According to Adi Helmi, the collective hopes for the works to ‘travel’ and eventually, be exhibited in the UK as well.
“Proceeds raised from the exhibition would go towards building mini-hydro systems to provide electricity to the rural communities in Sabah.”

Pangrok Sulap artists have also participated in many international residencies, the most recent was in the Thailand Biennale Chiang Rai 2023, last December.
‘Stories of people, culture, environment’
Pangrok Sulap celebrated 10 years of working as a collective by launching a book and album last year.
Since then, the group has travelled around the world sharing stories of the people, culture and environment of their home state Sabah.
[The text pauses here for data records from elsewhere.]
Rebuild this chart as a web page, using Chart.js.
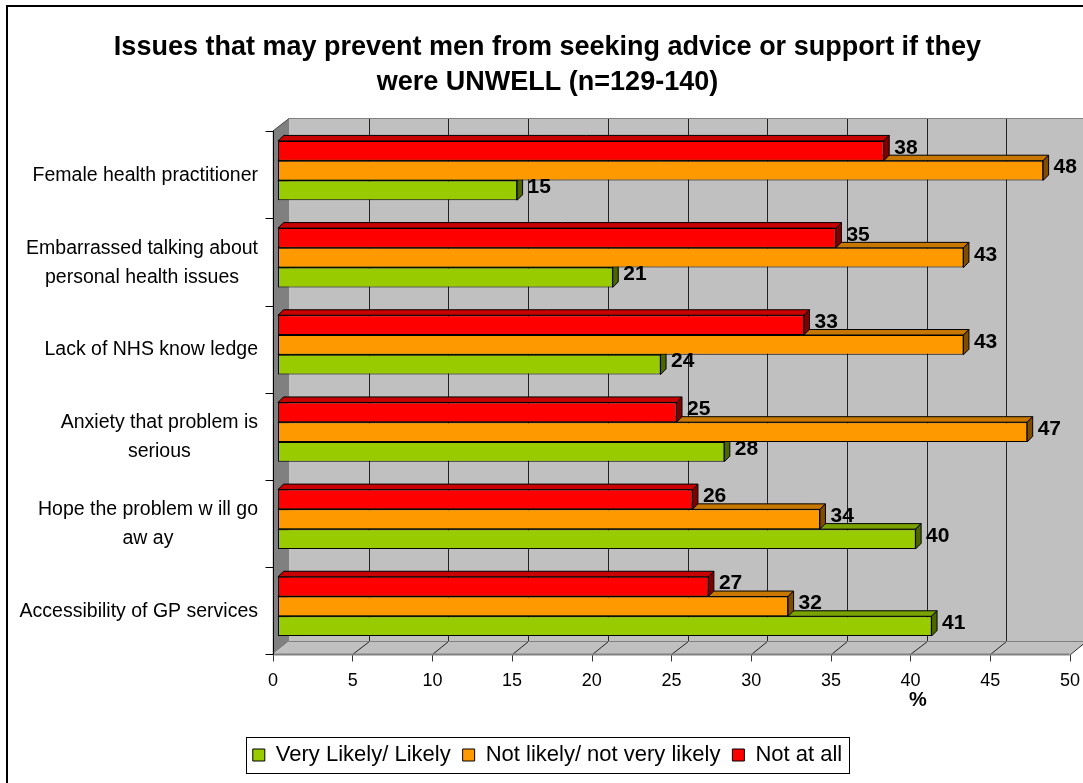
<!DOCTYPE html>
<html>
<head>
<meta charset="utf-8">
<script src="https://cdn.jsdelivr.net/npm/chart.js@4.4.0/dist/chart.umd.min.js"></script>
<style>
  html, body { margin: 0; padding: 0; background: #fff; }
</style>
</head>
<body>
<canvas id="chart" width="1083" height="783"></canvas>
<script>
// data
const categories = [
  ["Female health practitioner"],
  ["Embarrassed talking about", "personal health issues"],
  ["Lack of NHS know ledge"],
  ["Anxiety that problem is", "serious"],
  ["Hope the problem w ill go", "aw ay"],
  ["Accessibility of GP services"],
];
const veryLikely = [15, 21, 24, 28, 40, 41];
const notLikely = [48, 43, 43, 47, 34, 32];
const notAtAll = [38, 35, 33, 25, 26, 27];
const seriesNames = ["Not at all", "Not likely/ not very likely", "Very Likely/ Likely"];
const xMin = 0;
const xMax = 50;
const xStep = 5;

const FONT = "'Liberation Sans', Arial, sans-serif";
const faceColors = [
  { front: "#ff0000", top: "#c80000", side: "#800000" },
  { front: "#ff9900", top: "#c87800", side: "#7f4c00" },
  { front: "#99cc00", top: "#7aa300", side: "#4c6600" },
];

// 3D offsets relative to the bar plane (chart area)
const F = { dx: -5.3, dy: 4.2 };
const B = { dx: 11, dy: -8.8 };
const BAR_DEPTH = 5.5;

function poly(ctx, pts, fill, stroke) {
  ctx.beginPath();
  ctx.moveTo(pts[0][0], pts[0][1]);
  for (let i = 1; i < pts.length; i++) ctx.lineTo(pts[i][0], pts[i][1]);
  ctx.closePath();
  if (fill) { ctx.fillStyle = fill; ctx.fill(); }
  if (stroke) { ctx.strokeStyle = stroke; ctx.lineWidth = 1; ctx.stroke(); }
}

function line(ctx, x1, y1, x2, y2, color) {
  ctx.beginPath();
  ctx.moveTo(x1, y1);
  ctx.lineTo(x2, y2);
  ctx.strokeStyle = color;
  ctx.lineWidth = 1;
  ctx.stroke();
}

const wallsPlugin = {
  id: "walls",
  beforeDraw(chart) {
    const { ctx, chartArea: a } = chart;
    const xs = chart.scales.x;
    ctx.save();
    ctx.fillStyle = "#fff";
    ctx.fillRect(0, 0, chart.width, chart.height);

    const fL = a.left + F.dx, fR = a.right + F.dx;
    const fT = a.top + F.dy, fB = Math.round(a.bottom + F.dy) + 0.5;
    const bL = a.left + B.dx, bR = a.right + B.dx;
    const bT = Math.round(a.top + B.dy) + 0.5, bB = Math.round(a.bottom + B.dy) + 0.5;

    // back wall, side wall, floor
    ctx.fillStyle = "#c0c0c0";
    ctx.fillRect(bL, bT, chart.width - bL, bB - bT);
    poly(ctx, [[fL, fT], [bL, bT], [bL, bB], [fL, fB]], "#808080");
    poly(ctx, [[fL, fB], [bL, bB], [bR, bB], [fR, fB]], "#c0c0c0");

    // grid lines on the back wall and floor, ticks on the front axis
    for (let v = xMin; v <= xMax; v += xStep) {
      const px = xs.getPixelForValue(v);
      const fx = Math.round(px + F.dx) + 0.5;
      const bx = Math.round(px + B.dx) + 0.5;
      if (v > xMin) {
        line(ctx, bx, bT, bx, bB, "#222");
        line(ctx, fx, fB, bx, bB, "#222");
      }
      line(ctx, fx, fB, fx, fB + 7, "#333");
    }

    line(ctx, bL, bT, chart.width, bT, "#808080");
    line(ctx, bL, bB, chart.width, bB, "#808080");
    ctx.lineWidth = 2;
    ctx.strokeStyle = "#808080";
    ctx.beginPath(); ctx.moveTo(fL, fB); ctx.lineTo(fR, fB); ctx.stroke();
    ctx.lineWidth = 1;
    line(ctx, fL, fT, bL, bT, "#444");

    // left axis with category boundary ticks
    const lx = Math.round(fL) + 0.5;
    line(ctx, lx, fT, lx, fB, "#000");
    const band = (a.bottom - a.top) / categories.length;
    for (let k = 0; k <= categories.length; k++) {
      const yk = Math.round(a.top + k * band + F.dy) + 0.5;
      line(ctx, lx - 8, yk, lx, yk, "#000");
    }
    ctx.restore();
  },
  beforeDatasetsDraw(chart) {
    const { ctx } = chart;
    const d = BAR_DEPTH;
    ctx.save();
    [2, 1, 0].forEach((di) => {
      const meta = chart.getDatasetMeta(di);
      const c = faceColors[di];
      meta.data.forEach((bar) => {
        const { x, y, base, height } = bar.getProps(["x", "y", "base", "height"], true);
        const top = y - height / 2, bot = y + height / 2;
        poly(ctx, [[base, top], [base + d, top - d], [x + d, top - d], [x, top]], c.top, "#000");
        poly(ctx, [[x, top], [x + d, top - d], [x + d, bot - d], [x, bot]], c.side, "#000");
      });
    });
    ctx.restore();
  },
  afterDatasetsDraw(chart) {
    const { ctx } = chart;
    ctx.save();
    ctx.font = "bold 21px " + FONT;
    ctx.fillStyle = "#000";
    ctx.textAlign = "left";
    ctx.textBaseline = "middle";
    chart.data.datasets.forEach((ds, di) => {
      chart.getDatasetMeta(di).data.forEach((bar, i) => {
        const { x, y } = bar.getProps(["x", "y"], true);
        ctx.fillText(String(ds.data[i]), x + BAR_DEPTH + 5, y - 3);
      });
    });
    ctx.restore();
  },
  afterDraw(chart) {
    const { ctx } = chart;
    const ys = chart.scales.y;
    ctx.save();
    // category labels: block right aligned, lines centred in the block
    ctx.font = "19.5px " + FONT;
    ctx.fillStyle = "#000";
    ctx.textAlign = "center";
    ctx.textBaseline = "middle";
    const rightEdge = 258;
    const lh = 29;
    categories.forEach((lines, i) => {
      const cy = ys.getPixelForValue(i) + F.dy + 1;
      const w = Math.max(...lines.map((t) => ctx.measureText(t).width));
      lines.forEach((t, j) => {
        ctx.fillText(t, rightEdge - w / 2, cy + (j - (lines.length - 1) / 2) * lh);
      });
    });

    // axis unit
    ctx.font = "bold 20px " + FONT;
    ctx.fillText("%", 918, 700);

    // legend frame
    const hb = chart.legend.legendHitBoxes;
    if (hb && hb.length) {
      const last = hb[hb.length - 1];
      const cy = hb[0].top + hb[0].height / 2;
      const l = Math.round(hb[0].left - 7) + 0.5;
      const r = Math.round(last.left + last.width + 7) + 0.5;
      ctx.strokeStyle = "#000";
      ctx.lineWidth = 1;
      ctx.strokeRect(l, Math.round(cy - 18) + 0.5, r - l, 36);
    }

    // outer chart border
    ctx.lineWidth = 2;
    ctx.strokeStyle = "#000";
    ctx.strokeRect(7, 6, chart.width + 20, chart.height + 20);
    ctx.restore();
  },
};

const datasets = [notAtAll, notLikely, veryLikely].map((values, i) => ({
  label: seriesNames[i],
  data: values,
  backgroundColor: faceColors[i].front,
  borderColor: "#000",
  borderWidth: 1,
  borderSkipped: false,
  categoryPercentage: 0.68,
  barPercentage: 1.0,
}));

new Chart(document.getElementById("chart"), {
  type: "bar",
  data: { labels: categories, datasets: datasets },
  options: {
    indexAxis: "y",
    responsive: false,
    animation: false,
    layout: { padding: { left: 20, right: 8, top: 0, bottom: 7 } },
    scales: {
      x: {
        min: xMin,
        max: xMax,
        ticks: {
          stepSize: xStep,
          labelOffset: -5,
          padding: 20,
          color: "#000",
          font: { family: FONT, size: 18 },
        },
        grid: { display: false, drawTicks: false },
        border: { display: false },
        afterFit(s) {
          s.height = 82;
          s.paddingLeft = 0;
          s.paddingRight = 0;
        },
      },
      y: {
        ticks: { display: false },
        grid: { display: false, drawTicks: false },
        border: { display: false },
        afterFit(s) {
          s.width = 258;
        },
      },
    },
    plugins: {
      title: {
        display: true,
        text: [
          "Issues that may prevent men from seeking advice or support if they",
          "were UNWELL (n=129-140)",
        ],
        color: "#000",
        font: { family: FONT, size: 27, weight: "bold", lineHeight: 1.296 },
        padding: { top: 30, bottom: 27 },
      },
      legend: {
        position: "bottom",
        reverse: true,
        labels: {
          boxWidth: 12,
          boxHeight: 12,
          padding: 12,
          color: "#000",
          font: { family: FONT, size: 22 },
        },
      },
      tooltip: { enabled: false },
    },
  },
  plugins: [wallsPlugin],
});
</script>
</body>
</html>
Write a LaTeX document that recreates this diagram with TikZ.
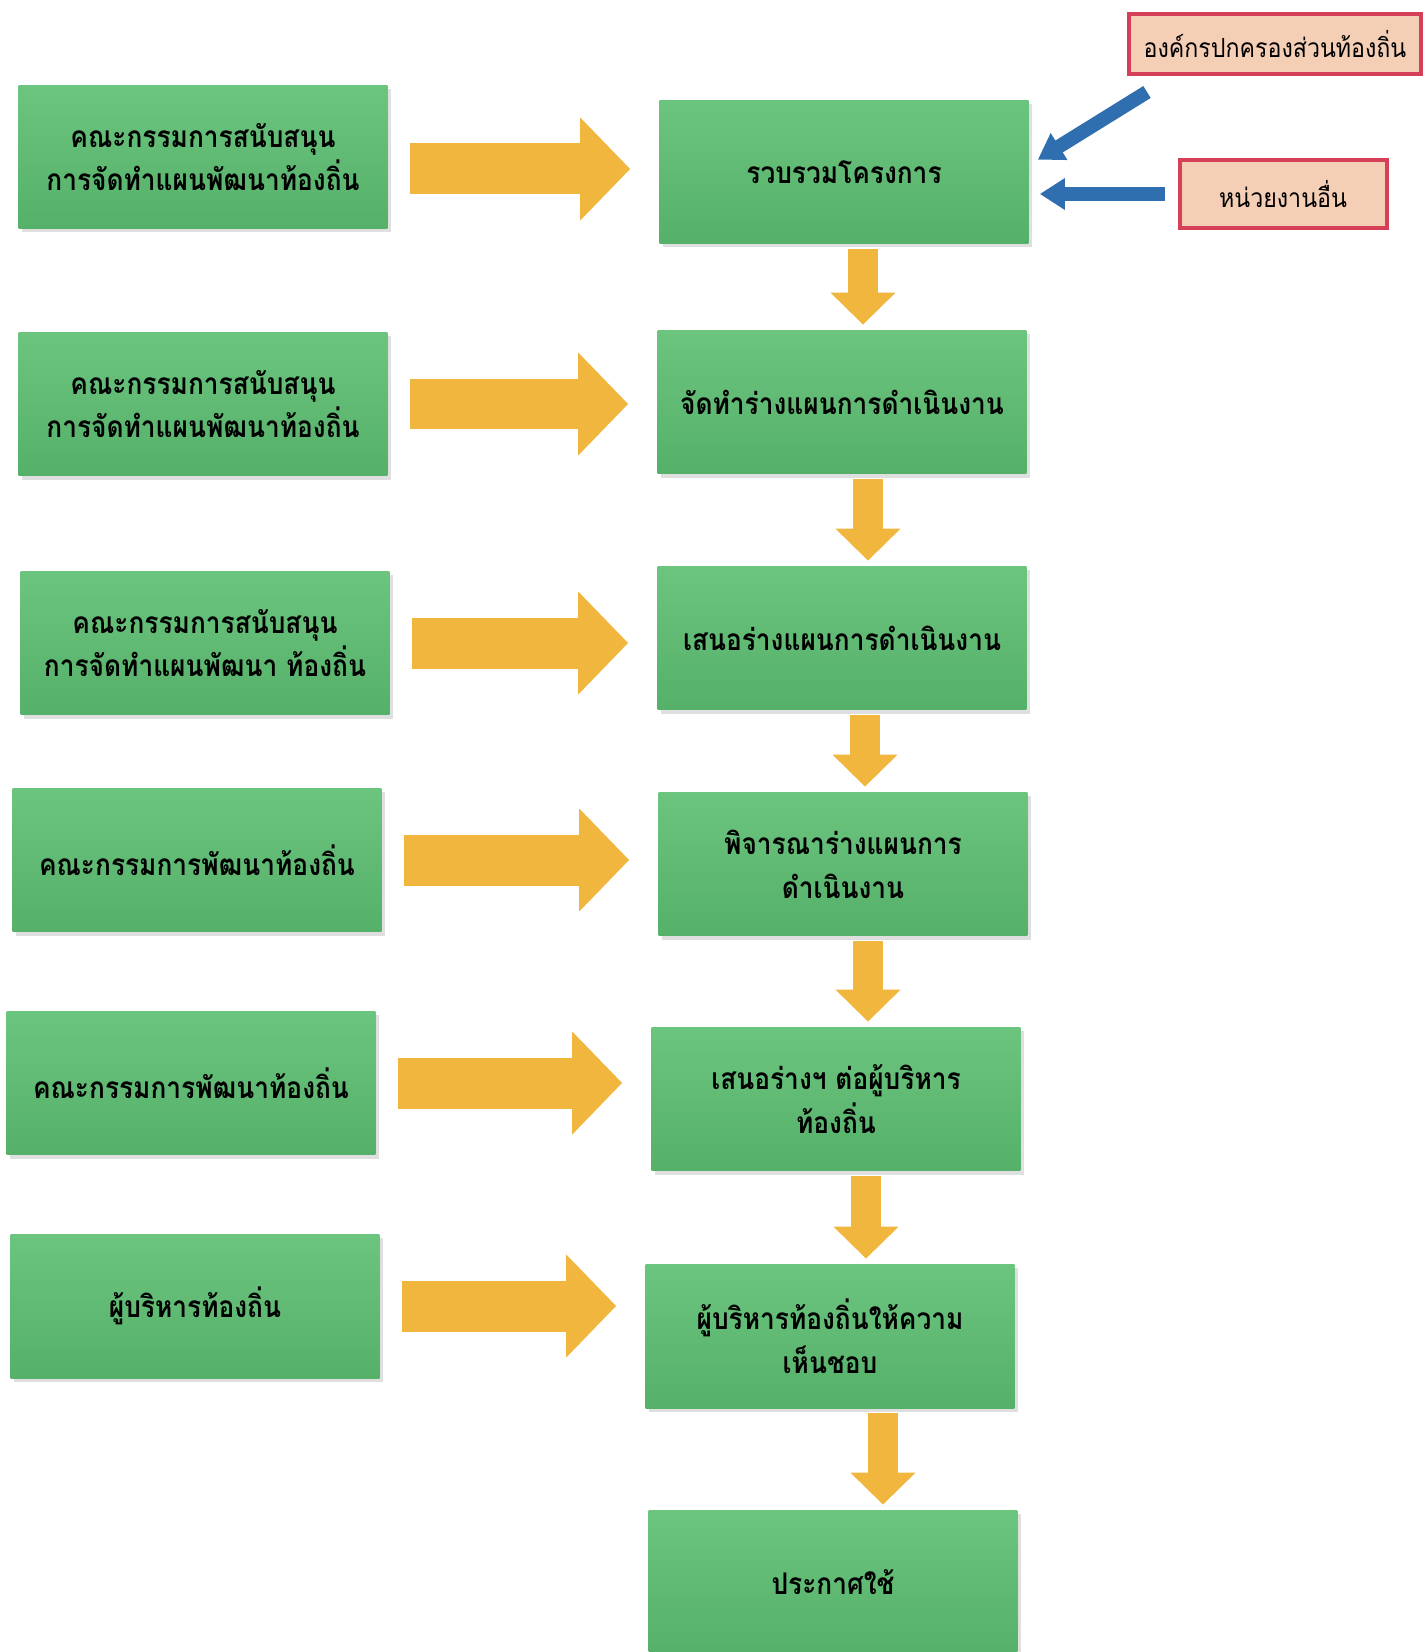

Throughout the years, they have been working on elevating the creative community of Sabah, and now with this new artist residency programme, they welcome local and international artists to come and work together in their space.
“Moreover, they get to gain a better understanding of the issues and challenges faced in Sabah and how the collective can collaborate with communities and organisations in using art as a form of civic engagement and activism,” said Adi Helmi.
A strong element in Pangrok Sulap’s process is community participation. The collective collaborates with community members to collect indigenous narratives and experiences and create artworks that tell their stories.
Members of the public are encouraged to join in the communal production of artworks and the printing process – a performance for which the collective plays original and contemporary folks music, while the participants are invited to dance in circles on the woodcut performing Sabah’s traditional ‘Sumazau’ dance.
The crowd’s weight transfers ink onto the finished print, which is then revealed on the spot.